Flight back home was delayed once again, but we managed to catch up enough so that Ryanair could play their we're-on-time-fanfare, and once home I slept like a baby. Unfortunately, my baby didn't

In retrospect, a few interesting observations could be made from the topics of the talks. It seems that multicore OpenRISC was a large part of the presentations this year for different reasons. Stefan Wallentowitz focus was on many-core implementations, while Guillaume Rembert needed it for redundancy in fail-safe applications and Davide Rossi needed it to try out different levels of power optimizations. Hopefully, the combined work might lead things forward and having a conference like this is a great way to make people aware of each others' work. The other thing, that has also been my pet peeve and the reason for starting work on ORPSoCv3 is the need for easier system generation and interconnections.This is being addressed now, and there seem to be a lot of interest in helping out in this area.

I enjoyed the little I had time to see of Cambridge, and it's a fantastic feeling to be in the company of so many talanted persons, both from academia and industry.
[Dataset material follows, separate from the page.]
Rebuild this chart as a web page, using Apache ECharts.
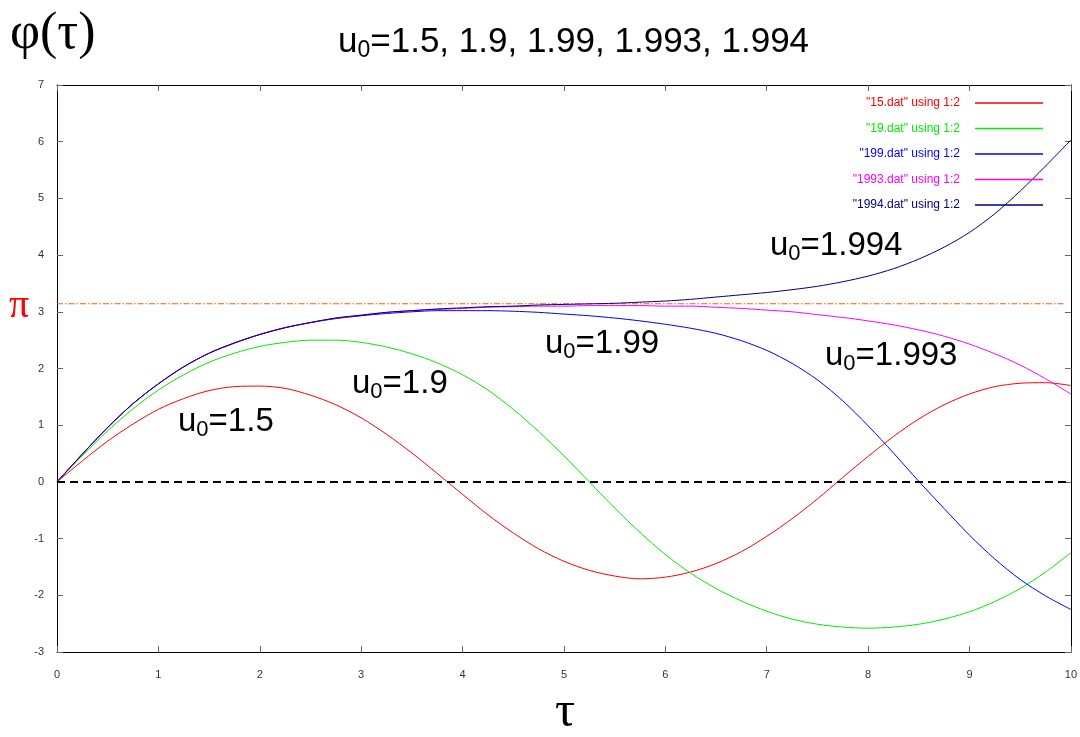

We were approximately twice as many as last year which also goes to show that the project has a healthy growth. This is also seen by the influx of contributors, many of who unfortunately weren't able to join us. Hopefully, we will meet next year, or at some other occasion. I hope that everyone views the recorded presentations when they become available on the conference page, as this short summary doesn't do justice to all the great talks.

Finally, special thanks should go to Julius Baxter for once again organizing the conference and making sure it's got off the ground, to the whole of Embecosm for sponsoring the event and specifically Jeremy Bennett for rounding up a few of the speakers that we otherwise would have missed out on. Also thank you to David Greaves and University of Cambridge for hosting us and taking care of thirty meek geeks during the weekend.

Hope to see you all again!

Tuesday, June 4, 2013

initial begin

Software is built up by layers and layers of abstractions, which has the pleasant effect of hiding all the underlying madness that computer software is built upon. If we still would be fearless enough to take the long and winding road down a user facing application, through the libraries, operating system and drivers, we would eventually end up at the register map. This is an impenetrable wall even for most of the hardcore close-to-the-metal low-level-driver gurus. This is the boundrary between the chips and the instructions that are meant to make the chips do something useful. This is however not the final frontier. Some fearless souls, calling themselves FPGA/ASIC designers, Digital Design Engineers or Hardware Developers have decided to take the spirit of Open Source and Free Software beyond the wall and into the realms of the silicon. In the Open Source world, hardware is generally considered Open Source friendly when there exists a documented register map and perhaps some use cases, so why do more? Well, for us on the hardware side, we want a little more than that. Hardware can be just as buggy as software, and working with closed-source IP cores are generally a pain. This ranges from the obvious problems that you can't debug your code properly to the insane license agreements and in many cases strange restrictions that the license holder can impose on the development environment. While these are all very practical reasons for doing all this, I think that the driving force for most of us is that it is pretty damn fun!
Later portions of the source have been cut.